- Genre: Documentary
- Directed by: Liz Garbus
- Music by: Gil Talmi
- Country of origin: United States
- Original language: English
- No. of episodes: 3

Production
- Executive producers: Liz Garbus; Dan Cogan; Jon Bardin; Mala Chapple; Anne Carey;
- Producers: Joshua Levine; Grace Fardella;
- Cinematography: Thorsten Thielow
- Editors: Mikaela Shwer; Krystalline Armendariz; Brian Chamberlain; Cody Rogowski;
- Running time: 49-56 minutes
- Production companies: Story Syndicate; Archer Gray;

Original release
- Network: Netflix
- Release: March 31, 2025

= Gone Girls: The Long Island Serial Killer =

Gone Girls: The Long Island Serial Killer is an American documentary series directed and produced by Liz Garbus. It explores the Gilgo Beach serial killings, and the long search for missing women and a suspect. It is told from the perspective of the victims and their loved ones who fought to gain justice for them.

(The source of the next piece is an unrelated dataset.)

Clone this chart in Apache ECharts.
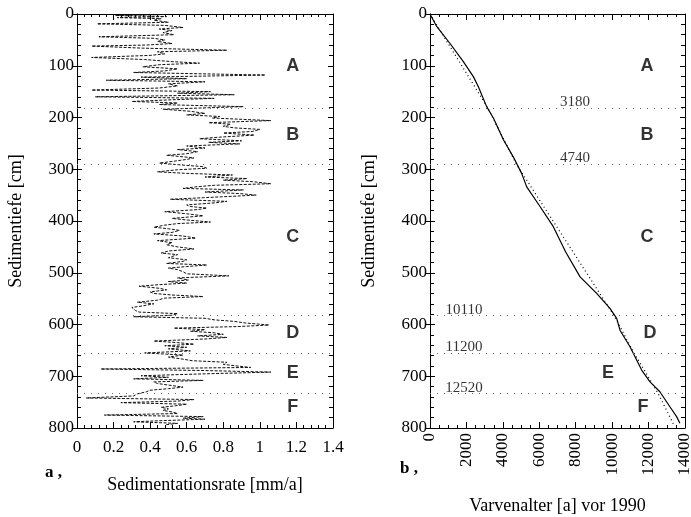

It premiered on March 31, 2025, on Netflix.

==Premise==
The series follows the Gilgo Beach serial killings, told from the perspective of loved ones and victims.

==Production==
In August 2023, it was announced Netflix had ordered a documentary series revolving around the Gilgo Beach serial killings, with Liz Garbus set to direct. Garbus previously directed the narrative feature Lost Girls revolving around the case. In January 2025, it was announced to be titled Gone Girls: The Long Island Serial Killer. Kerri Rawson, daughter of BTK serial killer Dennis Rader, also took part in the filming, meeting with Heuermann's wife, daughter, and stepson.

== Viewership ==
According to data from Showlabs, Gone Girls: The Long Island Serial Killer ranked third on Netflix in the United States during the week of 31 March–6 April 2025.